The Russian Su-57 has been on the drawing board for well over a decade. It is the first Russian stealth aircraft and was scheduled to be delivered to squadrons beginning last month, but the Chinese Plague slowed up both production and delivery – welcome to the club, Russia.

The Su-27 (below) is becoming increasingly vulnerable to fifth generation US fighters.

Some people compare the Su-57 to the American F-22 Raptor, but the Su-57 is not a front line aircraft yet, and the F-22 has been around since 2005. It’s true that two Su-57 aircraft flew to Syria for two days and then flew home but that’s far less than an operational tempo. They still have a few bugs in them that need to be worked out.

On 24 December 2019, the first serial Su-57 (bort number “01 blue”) crashed 110–120 km away from the Dzyomgi AirportKhabarovsk Krai, during the final stage of its factory trials due to a malfunction in the control system. The pilot ejected and was recovered by helicopter. According to TASS, the test flight was carried out at the altitude of 8,000 meters when the malfunction occurred, causing the airplane to enter a flat spin/rapid spiral descent. When all attempts to stabilize the airplane into a horizontal flight using the manual flight control system failed, the pilot ejected at the altitude of 2,000 meters.

It’s not fair to match the Su-57 with the F-22 or the F-35 (still more advanced) primarily due to the roles that the manufacturers and the services have laid out for them. The Su-57 is primarily a frontal aviation defensive fighter…sort of a stealth/anti-stealth sniper, where the F-22 and F-35 are true air superiority fifth generation fighters.

The Russians have variants of the basic Su-57 fighter including one designed to operate from an aircraft carrier. However, they’d first need to build an aircraft carrier that could operate in a wartime tempo and that’s decades away if it’s ever built.

Other Stealth Aircraft

Chengdu J-20 Mighty Dragon is the Chinese entry to the world of stealth fighters, but as with the Su-57, it’s not ready for prime time. Prototypes have flown but it’s not part of their front line aviation program.
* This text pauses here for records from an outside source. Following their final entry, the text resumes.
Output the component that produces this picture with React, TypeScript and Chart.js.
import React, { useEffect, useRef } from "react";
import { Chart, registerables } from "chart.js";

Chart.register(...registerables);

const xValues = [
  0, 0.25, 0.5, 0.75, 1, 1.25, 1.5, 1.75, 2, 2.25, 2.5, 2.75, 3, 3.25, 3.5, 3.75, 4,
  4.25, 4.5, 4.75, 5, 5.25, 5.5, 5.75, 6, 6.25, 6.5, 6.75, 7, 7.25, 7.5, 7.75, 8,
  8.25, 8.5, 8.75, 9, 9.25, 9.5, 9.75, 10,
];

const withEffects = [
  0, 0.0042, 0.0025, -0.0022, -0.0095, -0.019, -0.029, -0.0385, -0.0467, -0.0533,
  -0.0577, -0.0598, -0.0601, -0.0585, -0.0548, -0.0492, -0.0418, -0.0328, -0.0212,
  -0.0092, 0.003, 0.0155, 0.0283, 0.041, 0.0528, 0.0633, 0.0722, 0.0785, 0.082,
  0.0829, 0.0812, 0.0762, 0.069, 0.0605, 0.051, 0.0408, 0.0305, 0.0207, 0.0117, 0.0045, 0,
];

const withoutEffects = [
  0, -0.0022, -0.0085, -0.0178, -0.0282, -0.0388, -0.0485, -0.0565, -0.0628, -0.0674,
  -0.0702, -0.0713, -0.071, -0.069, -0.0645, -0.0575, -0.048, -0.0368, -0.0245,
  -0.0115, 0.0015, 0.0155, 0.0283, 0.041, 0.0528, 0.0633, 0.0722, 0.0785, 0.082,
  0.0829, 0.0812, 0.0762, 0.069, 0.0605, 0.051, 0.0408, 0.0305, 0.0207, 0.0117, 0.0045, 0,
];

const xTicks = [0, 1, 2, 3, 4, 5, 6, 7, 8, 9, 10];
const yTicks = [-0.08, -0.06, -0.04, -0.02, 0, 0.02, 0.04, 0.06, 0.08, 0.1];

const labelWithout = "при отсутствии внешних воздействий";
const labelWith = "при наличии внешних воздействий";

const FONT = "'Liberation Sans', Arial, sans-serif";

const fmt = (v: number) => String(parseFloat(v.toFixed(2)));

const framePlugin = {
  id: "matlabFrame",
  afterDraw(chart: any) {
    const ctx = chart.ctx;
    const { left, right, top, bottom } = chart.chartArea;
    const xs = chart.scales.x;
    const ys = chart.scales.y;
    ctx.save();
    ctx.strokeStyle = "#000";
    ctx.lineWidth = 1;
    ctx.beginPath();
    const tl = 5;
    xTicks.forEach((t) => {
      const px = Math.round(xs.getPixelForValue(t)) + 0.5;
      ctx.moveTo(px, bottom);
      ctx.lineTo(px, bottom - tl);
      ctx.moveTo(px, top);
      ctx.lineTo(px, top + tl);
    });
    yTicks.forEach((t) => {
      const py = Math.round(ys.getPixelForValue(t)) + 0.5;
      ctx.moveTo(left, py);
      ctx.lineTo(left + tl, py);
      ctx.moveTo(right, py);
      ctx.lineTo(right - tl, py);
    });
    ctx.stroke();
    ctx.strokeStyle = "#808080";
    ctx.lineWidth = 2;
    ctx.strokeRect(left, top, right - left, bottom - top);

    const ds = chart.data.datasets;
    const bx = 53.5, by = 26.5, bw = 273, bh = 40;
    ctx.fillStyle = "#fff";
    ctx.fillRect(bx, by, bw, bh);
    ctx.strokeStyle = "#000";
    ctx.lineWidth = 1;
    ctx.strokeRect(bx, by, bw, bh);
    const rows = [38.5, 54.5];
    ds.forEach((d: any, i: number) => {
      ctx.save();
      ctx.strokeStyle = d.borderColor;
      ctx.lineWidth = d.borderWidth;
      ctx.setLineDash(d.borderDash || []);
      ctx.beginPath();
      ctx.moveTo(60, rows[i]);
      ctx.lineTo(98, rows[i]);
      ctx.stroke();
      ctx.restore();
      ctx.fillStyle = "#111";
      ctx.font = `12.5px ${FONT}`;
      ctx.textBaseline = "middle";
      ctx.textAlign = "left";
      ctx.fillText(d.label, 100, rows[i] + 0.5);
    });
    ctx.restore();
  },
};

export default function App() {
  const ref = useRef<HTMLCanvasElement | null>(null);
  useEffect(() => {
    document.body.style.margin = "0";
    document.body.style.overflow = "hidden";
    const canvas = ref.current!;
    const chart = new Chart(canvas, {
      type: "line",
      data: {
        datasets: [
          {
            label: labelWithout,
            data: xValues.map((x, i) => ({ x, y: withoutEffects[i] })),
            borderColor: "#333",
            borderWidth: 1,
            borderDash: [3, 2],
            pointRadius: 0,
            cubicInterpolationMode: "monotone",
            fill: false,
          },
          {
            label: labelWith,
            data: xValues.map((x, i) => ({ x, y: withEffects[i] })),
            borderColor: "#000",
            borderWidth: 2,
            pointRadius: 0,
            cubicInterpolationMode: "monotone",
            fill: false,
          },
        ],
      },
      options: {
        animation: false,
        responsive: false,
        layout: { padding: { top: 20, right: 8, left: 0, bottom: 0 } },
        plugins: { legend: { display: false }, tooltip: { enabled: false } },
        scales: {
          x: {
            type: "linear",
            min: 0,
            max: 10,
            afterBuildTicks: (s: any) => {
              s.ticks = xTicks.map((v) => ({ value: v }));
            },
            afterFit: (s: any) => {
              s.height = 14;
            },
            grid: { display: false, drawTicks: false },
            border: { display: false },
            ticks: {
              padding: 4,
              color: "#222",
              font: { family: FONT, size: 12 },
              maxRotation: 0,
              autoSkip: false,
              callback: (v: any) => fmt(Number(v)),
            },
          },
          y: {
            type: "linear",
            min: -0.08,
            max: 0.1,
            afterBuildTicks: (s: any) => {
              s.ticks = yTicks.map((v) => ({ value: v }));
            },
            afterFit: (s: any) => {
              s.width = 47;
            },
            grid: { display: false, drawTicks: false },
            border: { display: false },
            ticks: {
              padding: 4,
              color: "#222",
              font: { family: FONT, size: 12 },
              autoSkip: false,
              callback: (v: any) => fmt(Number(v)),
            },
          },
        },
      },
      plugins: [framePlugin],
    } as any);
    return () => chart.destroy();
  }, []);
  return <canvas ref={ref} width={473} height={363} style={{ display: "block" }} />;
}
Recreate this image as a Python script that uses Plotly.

The French Armée de l’Aire and the German Luftwaffe are at a crossroads: by now, both countries have established their respective 4.5-generation fighters into service, the Dassault Rafale and the Eurofighter Typhoon. Both highly capable jets are planned to remain operational for at least two more decades. However, the European leaders lack true fifth-generation stealth aircraft to replace them—and no such plane is close to being developed, as embarking on such a project would be monstrously expensive. Japan seems to be backing away from developing its own stealth jet despite having built a flying demonstrator. It’s building F-35’s under license. (105 F-35As and 42 STOVLS)

The Chinese plague will result in diminished budgets for the next decade as the world re-thinks its relationship with China and adjusts accordingly.


  1. I’m glad we’re still assigning NATO reporting names. I always liked them.

    AFAICT, the Su-57 is more of a national pride red herring than anything else. Sort of a Myasishchev Bison for the modern era.

    The two ChiCom stealth planes seem more like developmental programs, with a secondary semi-operational status. Unfortunately, I expect the PRC will eventually get something functional out of it, although we are blessed by their inability (still) to make first-class engines.


    • They Russians may produce a dozen or two. I doubt that the production numbers will be more significant than that. Not a Potemkin Village, but, as you suggest, a matter of national pride.

  2. And Felon IS a good name for it, since most of the technology is stolen… Sigh… I don’t believe it will ever get beyond LRIP.